||<論考>21世紀型イスラーム学の拡充と活用へ向けて : 5 項目の戦略的提言
<Articles>5-Point Strategic Proposal to Strengthen the Study of Islam Appropriate for the Global Era of the 21st Century
イスラーム世界研究 : Kyoto Bulletin of Islamic Area Studies
130 , 2017-03-20 , 京都大学大学院アジア・アフリカ地域研究研究科附属イスラーム地域研究センター
The research project has been conducting its activities for four years. It aims to investigate the state of Islam-related studies both in Japan and in the world, and lay the foundations for Islamic studies/the Study of Islam suitable to the current era under globalization. Traditionally, Islamic studies has been conducted on historical periods rather than the modern and contemporary periods. Specialists on the modern Middle East and other parts of the Islamic world are less trained in Islamic studies. The cleavage between the two has been quite deep.
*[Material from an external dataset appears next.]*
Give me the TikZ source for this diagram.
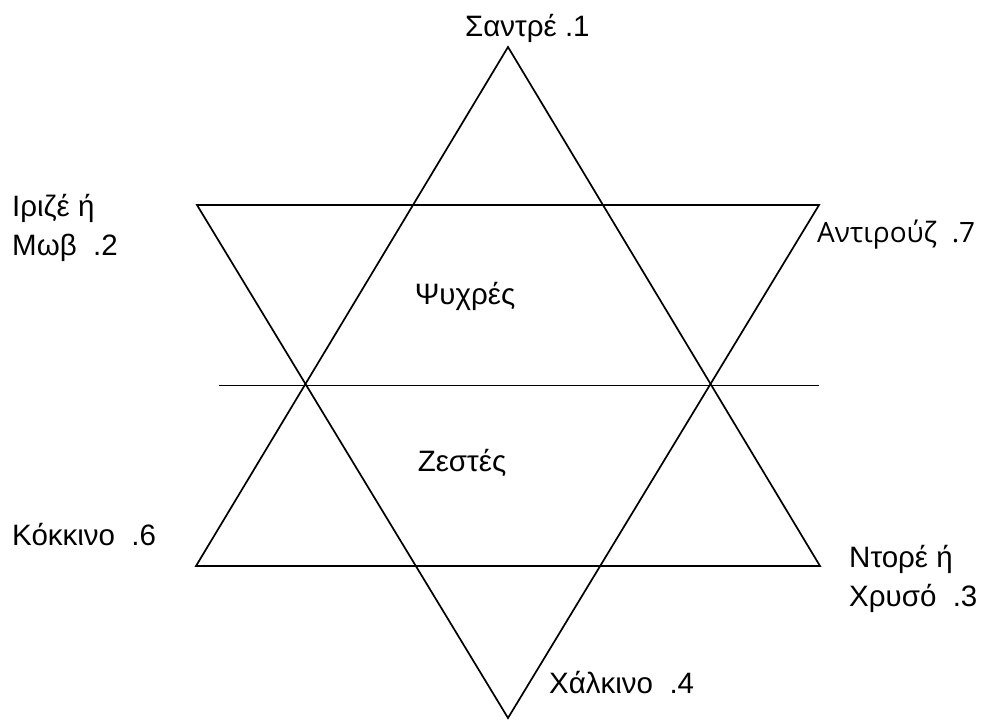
\documentclass[tikz,border=0pt]{standalone}
\usepackage{fontspec}
\setmainfont{Liberation Sans}
\newfontfamily\altfont{Open Sans}
\begin{document}
\begin{tikzpicture}[x=1pt,y=-1pt,
  lbl/.style={anchor=base west,inner sep=0pt,font=\fontsize{29.5}{39}\selectfont,align=left},
  edge/.style={line width=1.7pt,line join=miter}]
\useasboundingbox (0,0) rectangle (981,721);
% vertices
\coordinate (A) at (508,47);
\coordinate (BL) at (196,566);
\coordinate (BR) at (820,566);
\coordinate (TL) at (197,205);
\coordinate (TR) at (819,205);
\coordinate (B) at (508,718);
\coordinate (HL) at (219,385.5);
\coordinate (HR) at (819,385.5);
\draw[edge] (A) -- (BR) -- (BL) -- cycle;
\draw[edge] (TL) -- (TR) -- (B) -- cycle;
\draw[edge] (HL) -- (HR);
% labels
\node[lbl] (l1) at (465,36) {Σαντρέ .1};
\node[lbl,anchor=north west] (l2) at (12,194) {Ιριζέ ή\\Μωβ\ \ .2};
\node[lbl,font=\altfont\fontsize{28}{36}\selectfont] (l7) at (817,242) {Αντιρούζ\ \ .7};
\node[lbl,anchor=center] (cold) at (465,296) {Ψυχρές};
\node[lbl,anchor=center] (warm) at (462,463) {Ζεστές};
\node[lbl] (l6) at (12,545) {Κόκκινο\ \ .6};
\node[lbl,anchor=north west] (l3) at (849,545) {Ντορέ ή\\Χρυσό\ \ .3};
\node[lbl] (l4) at (549,693) {Χάλκινο\ \ .4};
\end{tikzpicture}
\end{document}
However, since the Islamic revival in the last four decades has been advancing in various fields, this division has become a barrier to comprehensive understanding of the current affairs of the Islamic world. This project has been examining the up-to-dateness of studies in Islam and Islam-related fields as well as the pressing contemporary issues of the Islamic world today, thus paving a way to gather specialists in both historical and contemporary periods so that Islamic studies suitable to the current era of globalization can be feasible. Laying the foundational ideas and methodological suggestions, the project team wrote down a "5-Point Strategic Proposal" as an interim report, as follows: 1) This new scheme of Islamic studies must be connected with other branches of humanities and social sciences, and specialists from these branches should be invited to the coming stage of the new Islamic Studies; 2) We should construct and develop a system to gather academic knowledge and relevant information on the Islamic world, with special attention to the resources in the area languages; 3) The objectives of such Islamic Studies must be connected with Japan's comprehensive public interests, which include promotion of multi-cultural cohabitation and global and human common goods; 4) We ought to develop "intellectual infrastructures, " in such a scheme so that it will be beneficial, not only to specialists of Islam and Islam-related fields, but also to scholars and specialists of all fields of humanities and social sciences; and 5) We should expand international networks of researchers and research institutions while knowledge generated in Japan must be disseminated far more extensively.